A recent USDA report says foreign-owned ag land in the United States increased slightly in 2022.

Danny Munch, an economist with the American Farm Bureau Federation, says the biggest increases happened in forestland across Alabama, Michigan and portions of Colorado.

“In Colorado, that was mainly pastureland and cropland,” he says. “And there were some states in 2022 that actually saw declines in foreign ag land ownership including Arkansas, Illinois, Maine, North Carolina, Ohio, Oregon and Vermont.”

He says Canada continued to own the most U.S. ag land, followed by the Netherlands. And Munch says while China gets a lot of attention, the country owned less than 1% of U.S. farmland in 2022.

“In the recent report, we saw that Chinese investor-owned acreage actually declined between 2021 and 2022,” he says. “They estimated 383,000 acres were reported in 2021, which is about the average size of a county in Ohio and USDA says at the end of 2022, Chinese investor filers reported owning more than 349,000 acres of ag land.”

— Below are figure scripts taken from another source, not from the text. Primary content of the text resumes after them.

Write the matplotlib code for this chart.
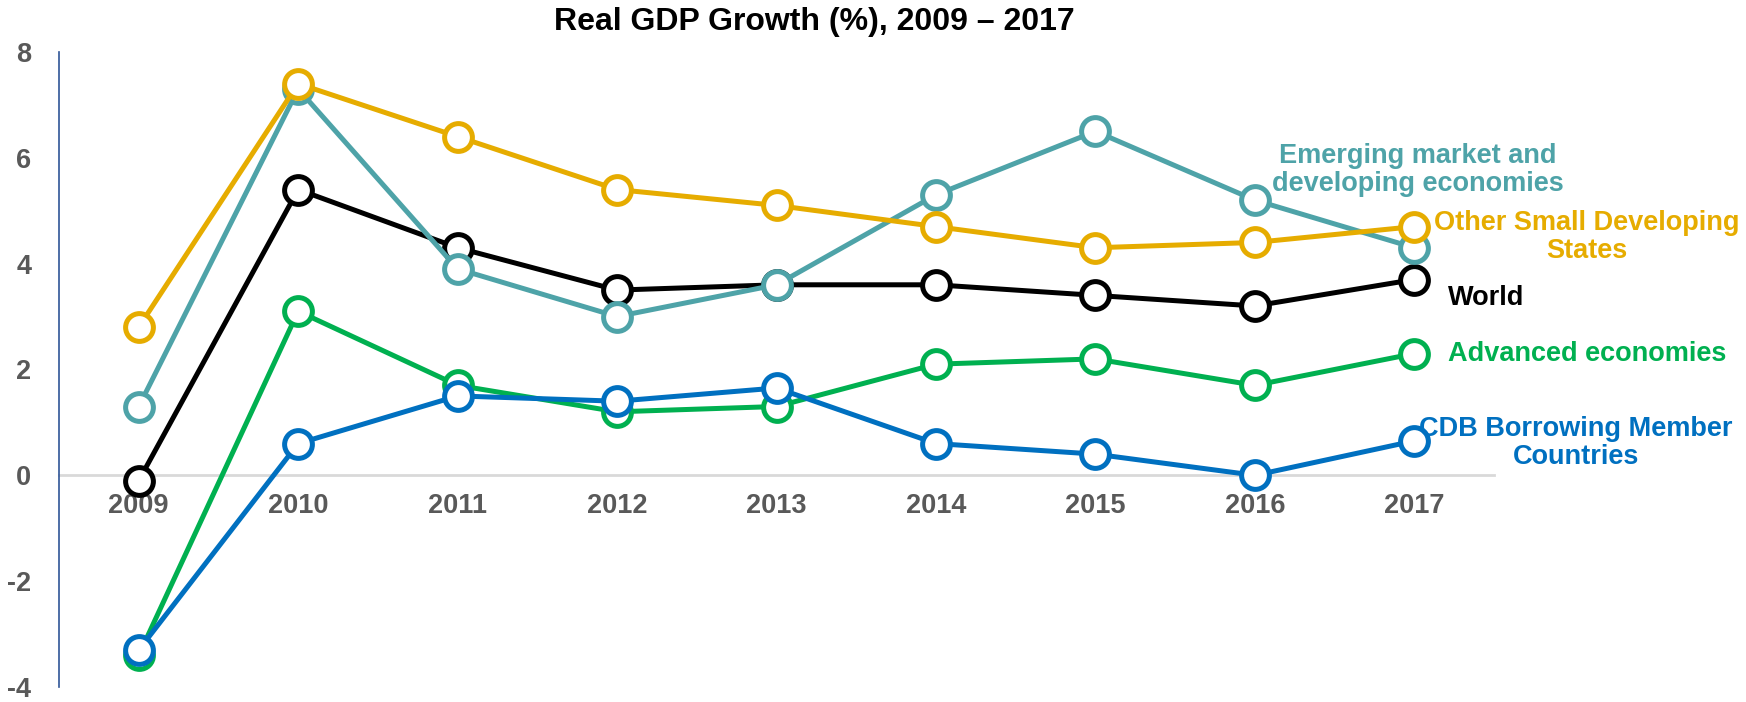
import matplotlib.pyplot as plt

plt.rcParams['font.family'] = ['Liberation Sans', 'DejaVu Sans']
plt.rcParams['axes.unicode_minus'] = False

# valores
anos = [2009, 2010, 2011, 2012, 2013, 2014, 2015, 2016, 2017]
mundo = [-0.1, 5.4, 4.3, 3.5, 3.6, 3.6, 3.4, 3.2, 3.7]
avancadas = [-3.4, 3.1, 1.7, 1.2, 1.3, 2.1, 2.2, 1.7, 2.3]
emergentes = [1.3, 7.3, 3.9, 3.0, 3.6, 5.3, 6.5, 5.2, 4.3]
pequenos = [2.8, 7.4, 6.4, 5.4, 5.1, 4.7, 4.3, 4.4, 4.7]
cdb = [-3.3, 0.6, 1.5, 1.4, 1.65, 0.6, 0.4, 0.0, 0.65]
y_ticks = [-4, -2, 0, 2, 4, 6, 8]

cinza = '#595959'
cores = {
    'mundo': '#000000',
    'avancadas': '#00B050',
    'emergentes': '#4EA3A8',
    'pequenos': '#E6AC00',
    'cdb': '#0070C0',
}

fig = plt.figure(figsize=(17.46, 7.02), dpi=100)
ax = fig.add_axes([0.0338, 0.0214, 0.8219, 0.9046])

series = [(mundo, 'mundo'), (avancadas, 'avancadas'), (emergentes, 'emergentes'),
          (pequenos, 'pequenos'), (cdb, 'cdb')]
for valores, nome in series:
    ax.plot(anos, valores, color=cores[nome], lw=3.6, marker='o', ms=20,
            mfc='white', mec=cores[nome], mew=3.6, zorder=3)

ax.set_xlim(2008.5, 2017.5)
ax.set_ylim(-4, 8)
ax.set_xticks(anos)
ax.set_yticks(y_ticks)

for s in ['top', 'right']:
    ax.spines[s].set_visible(False)
ax.spines['left'].set_color('#2F5597')
ax.spines['left'].set_linewidth(1.2)
ax.spines['bottom'].set_position(('data', 0))
ax.spines['bottom'].set_color('#D9D9D9')
ax.spines['bottom'].set_linewidth(2)
ax.spines['bottom'].set_zorder(1)

ax.tick_params(axis='x', length=0, pad=13, labelsize=19.5, labelcolor=cinza)
ax.tick_params(axis='y', length=0, pad=20, labelsize=19.5, labelcolor=cinza)
for t in ax.get_xticklabels() + ax.get_yticklabels():
    t.set_fontweight('bold')

fig.text(814 / 1746, 1 - 22 / 702, 'Real GDP Growth (%), 2009 – 2017',
         ha='center', va='center', fontsize=23, fontweight='bold')

def rotulo(x, y, texto, cor, ha='center'):
    fig.text(x / 1746, 1 - y / 702, texto, ha=ha, va='center', fontsize=19.5,
             fontweight='bold', color=cor, linespacing=1.1)

rotulo(1418, 170, 'Emerging market and\ndeveloping economies', cores['emergentes'])
rotulo(1587, 237, 'Other Small Developing\nStates', cores['pequenos'])
rotulo(1448, 298, 'World', cores['mundo'], ha='left')
rotulo(1448, 354, 'Advanced economies', cores['avancadas'], ha='left')
rotulo(1576, 443, 'CDB Borrowing Member\nCountries', cores['cdb'])

fig.savefig('out.png', dpi=100)
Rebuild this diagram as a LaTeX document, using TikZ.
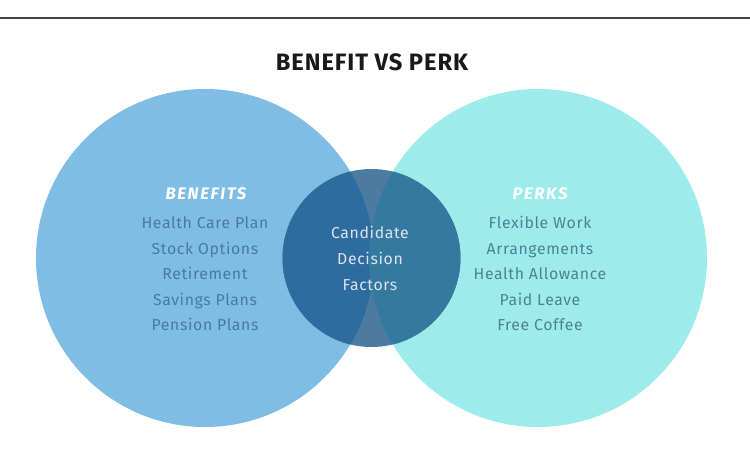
\documentclass[tikz,border=0pt]{standalone}
\usepackage{fontspec}
\setmainfont{Fira Sans}
\newfontfamily\itemfont[LetterSpace=4]{Fira Sans}
\newfontfamily\headfont[LetterSpace=10]{Fira Sans}
\newfontfamily\titlefont[LetterSpace=4]{Fira Sans}
\definecolor{benefitfill}{HTML}{80BDE4}
\definecolor{perkfill}{HTML}{9DECEB}
\definecolor{coreleft}{HTML}{2E6B9E}
\definecolor{coreright}{HTML}{347A9F}
\definecolor{corelens}{HTML}{4C7BA2}
\definecolor{benefittext}{HTML}{4A79A8}
\definecolor{perktext}{HTML}{4D8296}
\definecolor{coretext}{HTML}{DCE3F2}
\tikzset{
  itemtext/.style={font=\itemfont\fontsize{9}{10}\selectfont, inner sep=0pt, anchor=base},
  headtext/.style={font=\headfont\bfseries\itshape\fontsize{9.5}{10}\selectfont, text=white, inner sep=0pt, anchor=base},
}
\begin{document}
\begin{tikzpicture}[x=0.02cm, y=-0.02cm]
\useasboundingbox (0,0) rectangle (750,454);
\draw[line width=1pt, black!75] (0,18) -- (750,18);
\node[font=\titlefont\bfseries\fontsize{13.5}{14}\selectfont, text=black!90, inner sep=0pt, anchor=base] (title) at (372,70) {BENEFIT VS PERK};
% circles
\fill[benefitfill] (205,258) circle (169);
\fill[perkfill] (538,258) circle (169);
\fill[corelens] (371.5,258) circle (89);
\begin{scope}
\clip (205,258) circle (169);
\fill[coreleft] (371.5,258) circle (89);
\end{scope}
\begin{scope}
\clip (538,258) circle (169);
\fill[coreright] (371.5,258) circle (89);
\end{scope}
% benefits
\node[headtext] (benhead) at (206,199.5) {BENEFITS};
\node[itemtext, text=benefittext] (ben0) at (205,228.5) {Health Care Plan};
\node[itemtext, text=benefittext] (ben1) at (205,254.5) {Stock Options};
\node[itemtext, text=benefittext] (ben2) at (205,279.5) {Retirement};
\node[itemtext, text=benefittext] (ben3) at (205,305.5) {Savings Plans};
\node[itemtext, text=benefittext] (ben4) at (205,330.5) {Pension Plans};
% perks
\node[headtext] (perkhead) at (540,199.5) {PERKS};
\node[itemtext, text=perktext] (perk0) at (540,228.5) {Flexible Work};
\node[itemtext, text=perktext] (perk1) at (540,254.5) {Arrangements};
\node[itemtext, text=perktext] (perk2) at (540,279.5) {Health Allowance};
\node[itemtext, text=perktext] (perk3) at (540,305.5) {Paid Leave};
\node[itemtext, text=perktext] (perk4) at (540,330.5) {Free Coffee};
% core
\node[itemtext, text=coretext] (core0) at (370,238.5) {Candidate};
\node[itemtext, text=coretext] (core1) at (370,264.5) {Decision};
\node[itemtext, text=coretext] (core2) at (370,290.5) {Factors};
\end{tikzpicture}
\end{document}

Munch says the report helps paint a clearer picture of foreign-owned ag land in the United States, but USDA needs improved data gathering as interest builds on the topic. Farm Bureau members will consider foreign ag land ownership policy at the upcoming annual meeting.

“The policy recommendation that made it through the first step in the process is that we support better funding and enforcement under the Agricultural Foreign Investment Disclosure Act to make sure farmers have a better picture of what’s going on.”

The American Farm Bureau Federation will have their annual meeting in Utah the week of January 22.